I know some people reading this just cringed or rolled their eyes. Everyone knows they need to budget, but it’s often overcomplicated and no fun! But I've found that my money seems to have a mind of its own, meaning if I don't tell it where to go it disappears. All of my bills get paid, but then there’s nothing left over.


If that sounds like your story, listen up. Your budget doesn’t need to be a complicated formula or an Excel spreadsheet with a thousand rows and columns. Let’s break down creating a budget in a few simple steps, and you’ll be on your way to financial success.


  1. Print Your Bank Statements- Login to your bank’s website and print out the statements from the past two months. You need to see what you’re actually spending money on, so if you use credit cards or more than one account, print out everything. And FYI, the amount you spend on food will surprise you!

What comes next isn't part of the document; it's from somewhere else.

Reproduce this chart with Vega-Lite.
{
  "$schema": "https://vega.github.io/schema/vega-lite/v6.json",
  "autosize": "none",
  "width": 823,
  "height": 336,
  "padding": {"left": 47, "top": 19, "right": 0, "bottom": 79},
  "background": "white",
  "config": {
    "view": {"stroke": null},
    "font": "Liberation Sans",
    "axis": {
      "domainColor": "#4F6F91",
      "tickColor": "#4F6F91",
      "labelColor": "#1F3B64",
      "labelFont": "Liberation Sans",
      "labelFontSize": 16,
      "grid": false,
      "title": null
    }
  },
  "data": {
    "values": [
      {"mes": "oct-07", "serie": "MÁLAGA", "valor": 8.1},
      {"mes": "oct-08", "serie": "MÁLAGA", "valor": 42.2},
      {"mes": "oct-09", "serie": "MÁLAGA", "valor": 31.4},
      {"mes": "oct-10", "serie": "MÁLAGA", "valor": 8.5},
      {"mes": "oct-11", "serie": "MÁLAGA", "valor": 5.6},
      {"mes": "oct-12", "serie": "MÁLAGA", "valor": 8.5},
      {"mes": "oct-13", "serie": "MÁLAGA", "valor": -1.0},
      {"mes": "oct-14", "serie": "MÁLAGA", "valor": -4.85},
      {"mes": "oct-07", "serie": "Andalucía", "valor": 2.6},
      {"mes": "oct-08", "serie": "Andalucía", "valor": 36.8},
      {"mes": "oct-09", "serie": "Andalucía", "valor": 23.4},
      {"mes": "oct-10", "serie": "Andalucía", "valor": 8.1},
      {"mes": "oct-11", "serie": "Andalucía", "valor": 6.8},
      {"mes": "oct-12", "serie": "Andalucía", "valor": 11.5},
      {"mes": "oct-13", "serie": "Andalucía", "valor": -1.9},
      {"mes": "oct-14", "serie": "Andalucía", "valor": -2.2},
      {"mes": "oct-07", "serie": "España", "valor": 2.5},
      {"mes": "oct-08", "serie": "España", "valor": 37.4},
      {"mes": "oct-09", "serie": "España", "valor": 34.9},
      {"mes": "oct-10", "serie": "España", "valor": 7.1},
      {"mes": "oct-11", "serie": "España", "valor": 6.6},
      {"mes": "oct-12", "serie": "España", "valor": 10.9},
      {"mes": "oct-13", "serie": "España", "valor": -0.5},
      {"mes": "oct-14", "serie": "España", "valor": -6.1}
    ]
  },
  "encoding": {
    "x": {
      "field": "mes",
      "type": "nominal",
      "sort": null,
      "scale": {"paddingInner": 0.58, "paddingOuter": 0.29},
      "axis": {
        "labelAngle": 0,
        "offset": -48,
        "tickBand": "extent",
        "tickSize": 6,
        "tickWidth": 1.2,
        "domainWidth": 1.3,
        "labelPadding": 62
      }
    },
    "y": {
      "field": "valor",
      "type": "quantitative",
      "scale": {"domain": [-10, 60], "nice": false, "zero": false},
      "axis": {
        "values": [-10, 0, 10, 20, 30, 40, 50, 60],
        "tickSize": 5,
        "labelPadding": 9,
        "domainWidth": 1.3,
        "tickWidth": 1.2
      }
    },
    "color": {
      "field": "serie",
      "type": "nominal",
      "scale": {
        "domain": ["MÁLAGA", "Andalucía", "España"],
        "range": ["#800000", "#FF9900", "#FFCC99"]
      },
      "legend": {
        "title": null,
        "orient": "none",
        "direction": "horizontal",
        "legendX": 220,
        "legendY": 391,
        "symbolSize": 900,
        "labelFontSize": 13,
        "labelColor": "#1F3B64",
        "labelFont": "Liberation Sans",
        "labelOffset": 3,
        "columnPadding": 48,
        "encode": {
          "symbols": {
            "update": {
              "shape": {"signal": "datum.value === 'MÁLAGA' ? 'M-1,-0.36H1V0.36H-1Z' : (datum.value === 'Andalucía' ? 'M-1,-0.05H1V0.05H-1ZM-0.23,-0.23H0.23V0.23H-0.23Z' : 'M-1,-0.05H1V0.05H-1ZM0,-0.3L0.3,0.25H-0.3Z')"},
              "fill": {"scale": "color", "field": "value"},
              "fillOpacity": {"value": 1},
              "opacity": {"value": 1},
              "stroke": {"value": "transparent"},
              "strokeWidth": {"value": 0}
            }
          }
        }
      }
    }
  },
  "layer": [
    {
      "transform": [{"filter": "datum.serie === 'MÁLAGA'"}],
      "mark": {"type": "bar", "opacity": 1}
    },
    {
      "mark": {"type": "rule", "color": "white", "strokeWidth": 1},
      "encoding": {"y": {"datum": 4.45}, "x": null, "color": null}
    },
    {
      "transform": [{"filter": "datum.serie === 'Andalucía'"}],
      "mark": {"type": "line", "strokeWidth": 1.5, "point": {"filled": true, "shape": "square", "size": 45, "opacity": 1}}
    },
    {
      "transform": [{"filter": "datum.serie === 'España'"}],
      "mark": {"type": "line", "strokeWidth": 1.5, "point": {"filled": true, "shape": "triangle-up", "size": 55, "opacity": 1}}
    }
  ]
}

  2. Write Down Categories- After the shock of what you’ve spent goes away, put your spending into a few categories. Rent/Mortgage, Utilities, Car Payments, Insurance, Student Loans, Groceries, Personal Care. Put the average monthly spending next to each category, add them up and get your total monthly spending.

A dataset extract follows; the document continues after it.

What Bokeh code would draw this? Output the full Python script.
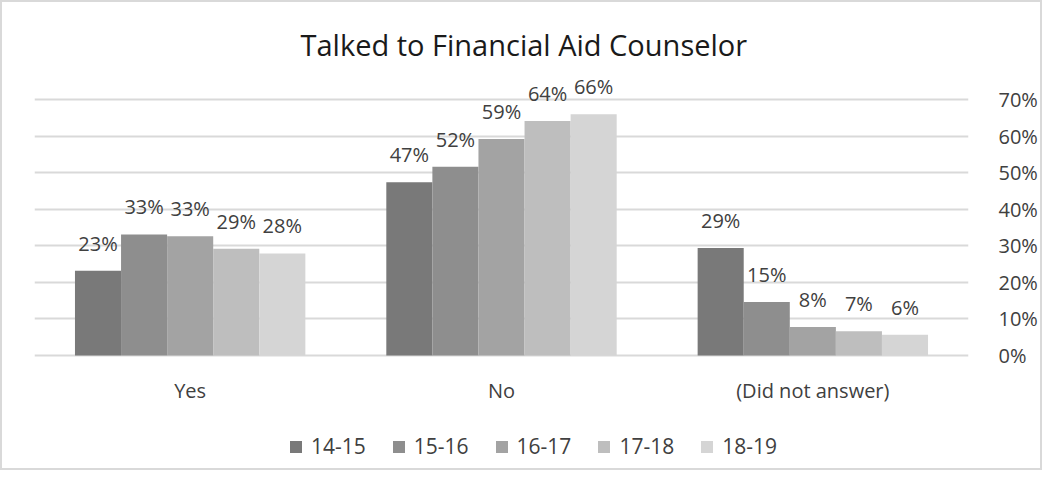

  3. Save 10%- If you don’t have 10% of your income left over after expenses, find ways to cut down your spending. Instead of spending $300 on eating out, spend $250. Or cancel one of your $9.99 subscriptions that you weren’t aware of. If you can’t find any way to save 10%, start with 5%, and remember consistency is key. It would be better to actually save 1% than say you’ll save 10% and never do it.


Budgeting Tools

Today, there are a lot of resources that can help you get started with your budget. You can connect apps to your bank account and have everything available at a glance on your smartphone. Do a quick google search, try out some of the popular and trustworthy apps, and choose your favorite. You will be surprised how much insight this gives into your spending and saving habits.


It is still important to print out and review your bank statements, because it provides you with a great visual, and adds some shocking inspiration to spend less on what you don’t need.


There's no single, unified, budgeting method that works for everyone. But the most difficult part is getting started, so make it a priority. Everyone knows they should have a budget, but it can be intimidating, and a bit embarrassing to face your spending habits.

No one likes to admit that they aren’t making the best financial decisions, and we all should’ve started budgeting and saving years ago. But the great news is you can start today. Then in six months, you will be so grateful that you just started. The constant worry about an unexpected bill will disappear because of the choices you made today.


Preparing before the storm hits is one of the wisest things you can do. And you will thank yourself when you’re not scrambling around trying to hold things together in the midst of a calamity.